By Ana | April 23, 2013
I remember when I first got to college, I thought, Hmmmm. I don’t think I’m going to like it here.
And I didn’t like it. Because it was different from high school. Because not all my friends were around anymore. Because it was so overwhelming and scary. My thoughts included: how the heck am I supposed to know where my classrooms are?! and I’m sorry, but that pond is NOT a lake, you are delusional and WHERE AM I GOING?!?! and why are there so many people?!
But I figured it out. It took a while, but I did. And it turned out to be the best thing ever.And now that my undergraduate classes are over, and my last final is looming nearby, and my friends and I will soon be strewn across the country, all I can think is: I just want to go back. I want to do it all over again.
Before I left for school, and during those first few weeks, I remember how (older) people would tell me that college is the best time of your life. I would laugh a little snarky laugh behind their backs, because how could anything be as fun or as awesome as high school?
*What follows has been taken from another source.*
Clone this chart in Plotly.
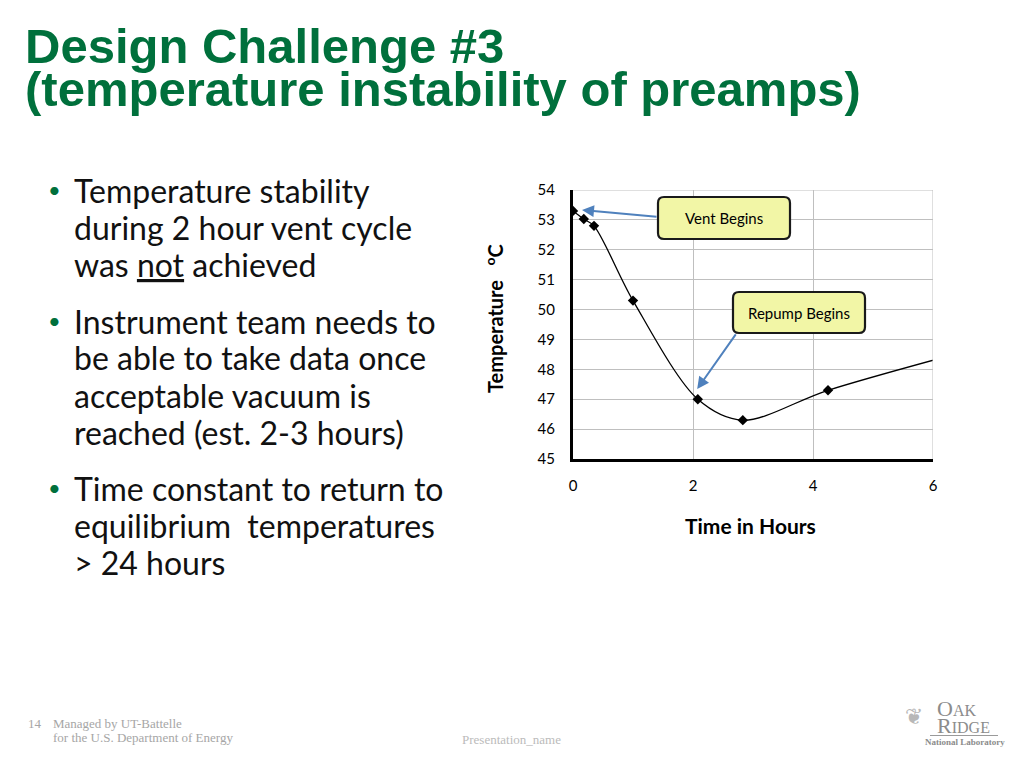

But trust me. College is better. It is better than you could ever imagine.
Last night, some alumnae of my sorority came back, as they do every year, to hold the ceremony that marks the transition of the senior women from collegiate members to alumnae. I am now officially an alumnae. This is scary. Can I just go back, please?
After the ceremony, a few of us stuck around and reminisced and just cried because it was all over. All those friendships and all those years together, and now it’s over. We are moving away, getting jobs, and one of us is even getting married. One of us is moving to Portland, Oregon, and another is going to Tampa, Florida. I cannot even imagine how terrifying it must be to move to a new state where you know absolutely no one. Some of us are going to graduate/professional school. Some of us don’t know what they’re doing quite yet. None of us are ready to leave.
But that’s the thing–I don’t think any of us will ever really be ready to leave. I don’t know if anyone is ever ready to leave. And I can tell you until I’m absolutely blue in the face to enjoy every second and tell your friends you love them and don’t take a thing for granted. I know you can comprehend what I’m saying. But I also know you just can’t fully understand until you ‘re going through it yourself. You’ll say, “Okay, Ana, okay, got it, carpe diem and all that stuff, have fun and enjoy college, got it.” But until you are the one on the brink of graduation and moving away and moving on to a new chapter of life, it won’t fully hit you. It just won’t, until you’re the one buying a cap and gown and wishing you had just a little more time.
Just a little more time.
When I am standing on the Oval next week during the Candlelight Ceremony singing “Carmen Ohio” with my fellow soon-to-be-alumni, I will probably be in tears, wishing I just had a little more time. There, everyone will understand–we will all be wishing we could go back and do it all over again, that we had just a little more time.